Una mayor profundización se da aún en la ley general para Defensa de los Consumidores y Usuarios, aprobada el año pasado por las Cortes Generales. En ella, y entre otros aspectos positivos, se reconoce legalmente la capacidad de representación de las asociaciones respecto a los consumidores y usuarios individualizados y se consagran -aunque de forma muy sucinta- los procedimientos de mediación y arbitraje en los que obviamente deberán participar aquéllas.
El marco institucional en nuestro país es, pues, poco menos que óptimo para el movimiento consumerista. Sin embargo, hay que hacer referencia a un hecho innegable: la implantación y consolidación de las asociaciones de consumidores españoles es aún muy escasa, pese a los indiscutibles progreso que han experimentado en los últimos años.
Las causas de esta situación son múltiples y casi siempre hay que buscarlas en nuestro pasado más próximo o más remoto. El asociacionismo es flor de libertad y difícilmente han podido crecer las organizaciones, cuando durante 40 años ha sido necesaria la presencia de un delegado gubernativo para poder reunirse. El relativo retraso económico y social de nuestro país ha demorado la movilización de las clases medias urbanas, pioneras del movimiento consumerista.

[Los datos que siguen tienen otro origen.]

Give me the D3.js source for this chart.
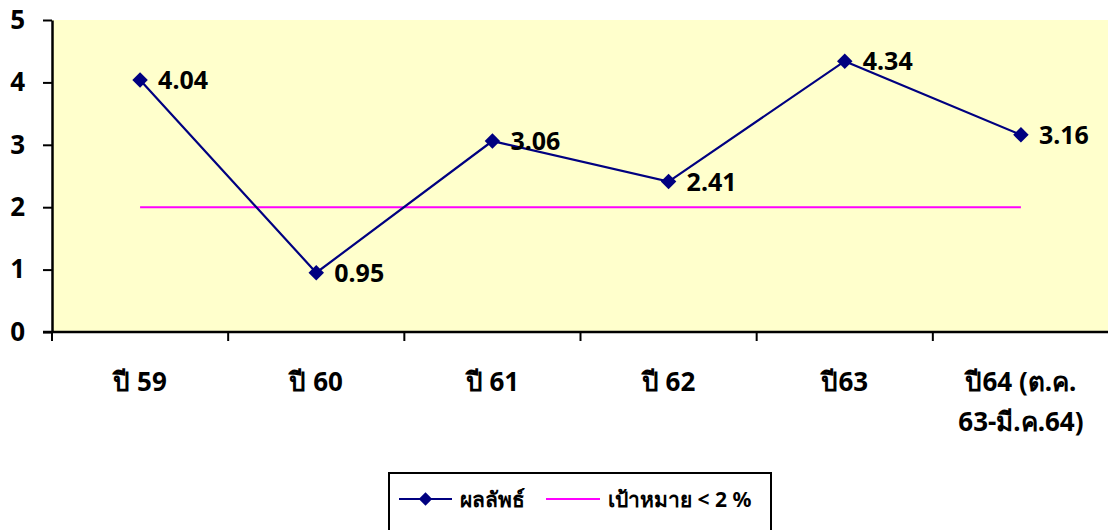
<!DOCTYPE html>
<html>
<head>
<meta charset="utf-8">
<script src="https://cdn.jsdelivr.net/npm/d3@7"></script>
<style>
  body { margin: 0; background: #fff; }
  text { font-family: "Noto Sans", "Open Sans", sans-serif; font-weight: bold; }
</style>
</head>
<body>
<svg></svg>
<script>
var categories = ["ปี 59", "ปี 60", "ปี 61", "ปี 62", "ปี63", "ปี64 (ต.ค.|63-มี.ค.64)"];
var results = [4.04, 0.95, 3.06, 2.41, 4.34, 3.16];
var target = [2, 2, 2, 2, 2, 2];
var yTicks = [0, 1, 2, 3, 4, 5];

var width = 1108;
var height = 530;
var plotLeft = 52, plotRight = 1109, plotTop = 20, plotBottom = 332;

var svg = d3.select('svg')
    .attr('width', width)
    .attr('height', height);

var xScale = d3.scaleBand()
    .domain(categories)
    .range([plotLeft, plotRight]);

var yScale = d3.scaleLinear()
    .domain([0, 5])
    .range([plotBottom, plotTop]);

// plot background
svg.append('rect')
    .attr('x', plotLeft)
    .attr('y', plotTop)
    .attr('width', plotRight - plotLeft)
    .attr('height', plotBottom - plotTop)
    .attr('fill', '#FFFFCC');

var cx = d => xScale(d) + xScale.bandwidth() / 2;

// target line
var line = d3.line()
    .x((d, i) => cx(categories[i]))
    .y(d => yScale(d));

svg.append('path')
    .datum(target)
    .attr('d', line)
    .attr('fill', 'none')
    .attr('stroke', '#FF00FF')
    .attr('stroke-width', 2);

// result line
svg.append('path')
    .datum(results)
    .attr('d', line)
    .attr('fill', 'none')
    .attr('stroke', '#000080')
    .attr('stroke-width', 2.2);

var diamond = d3.symbol().type(d3.symbolSquare).size(120);

svg.selectAll('.pt')
    .data(results)
    .enter()
    .append('path')
        .attr('class', 'pt')
        .attr('d', diamond)
        .attr('transform', (d, i) => "translate(" + cx(categories[i]) + "," + yScale(d) + ") rotate(45)")
        .attr('fill', '#000080');

svg.selectAll('.lbl')
    .data(results)
    .enter()
    .append('text')
        .attr('class', 'lbl')
        .attr('x', (d, i) => cx(categories[i]) + 18)
        .attr('y', d => yScale(d))
        .attr('dy', '0.36em')
        .style('font-size', '25px')
        .text(d => d.toFixed(2));

// axes
var yAxis = d3.axisLeft(yScale)
    .tickValues(yTicks)
    .tickFormat(d3.format('d'))
    .tickSize(9)
    .tickSizeOuter(0)
    .tickPadding(18);

var gy = svg.append('g')
    .attr('transform', "translate(" + plotLeft + ",0)")
    .call(yAxis);
gy.select('.domain').attr('stroke', '#000').attr('stroke-width', 2.5);
gy.selectAll('.tick line').attr('stroke', '#000').attr('stroke-width', 2);
gy.selectAll('.tick text')
    .style('font-size', '26px')
    .attr('fill', '#000');

var gx = svg.append('g')
    .attr('transform', "translate(0," + plotBottom + ")");
gx.append('line')
    .attr('x1', plotLeft - 9)
    .attr('x2', plotRight)
    .attr('stroke', '#000')
    .attr('stroke-width', 2.5);
gx.selectAll('.tk')
    .data(categories)
    .enter()
    .append('line')
        .attr('class', 'tk')
        .attr('x1', d => xScale(d))
        .attr('x2', d => xScale(d))
        .attr('y1', 0)
        .attr('y2', 9)
        .attr('stroke', '#000')
        .attr('stroke-width', 2);

gx.selectAll('.cat')
    .data(categories)
    .enter()
    .append('text')
        .attr('class', 'cat')
        .attr('x', d => cx(d))
        .attr('y', 59)
        .style('text-anchor', 'middle')
        .style('font-size', '26px')
        .each(function(d) {
            var parts = d.split('|');
            var t = d3.select(this);
            parts.forEach(function(p, i) {
                t.append('tspan')
                    .attr('x', cx(d))
                    .attr('dy', i === 0 ? 0 : 40)
                    .text(p);
            });
        });

// legend
var lg = svg.append('g');
lg.append('rect')
    .attr('x', 389)
    .attr('y', 473)
    .attr('width', 382)
    .attr('height', 70)
    .attr('fill', '#fff')
    .attr('stroke', '#000')
    .attr('stroke-width', 2);
lg.append('line')
    .attr('x1', 399).attr('x2', 452)
    .attr('y1', 499).attr('y2', 499)
    .attr('stroke', '#000080')
    .attr('stroke-width', 2.2);
lg.append('path')
    .attr('d', d3.symbol().type(d3.symbolSquare).size(90))
    .attr('transform', 'translate(425.5,499) rotate(45)')
    .attr('fill', '#000080');
lg.append('text')
    .attr('x', 460)
    .attr('y', 499)
    .attr('dy', '0.36em')
    .style('font-size', '21px')
    .text('ผลลัพธ์');
lg.append('line')
    .attr('x1', 546).attr('x2', 600)
    .attr('y1', 499).attr('y2', 499)
    .attr('stroke', '#FF00FF')
    .attr('stroke-width', 2);
lg.append('text')
    .attr('x', 608)
    .attr('y', 499)
    .attr('dy', '0.36em')
    .style('font-size', '21px')
    .text('เป้าหมาย < 2 %');
</script>
</body>
</html>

Además, la falta de conciencia de la crisis económica durante la transición alejó del consumerismo a las capas populares. Y, por último, la ausencia de representatividad legal de las asociaciones, hoy felizmente superada, hacía poco atractiva la afiliación.
Las asociaciones de consumidores españoles tienen ahora ante sí un importante desafío. Quizá el principal sea el de reencontrarse en la nueva perspectiva. Porque su presencia en los medios de comunicación sin arraigo efectivo en la sociedad, o las movilizaciones ocasionales de colectivos ciudadanos sin visos de continuidad, no responden ya a los requerimientos del presente. Presencia y movilización sólo cobrarán sentido si las asociaciones son además capaces de resolver a sus afiliados sus problemas personales cotidianos. Y eso también implica pasar del asociacionismo de denuncia y vanguardia al de gestión y servicios.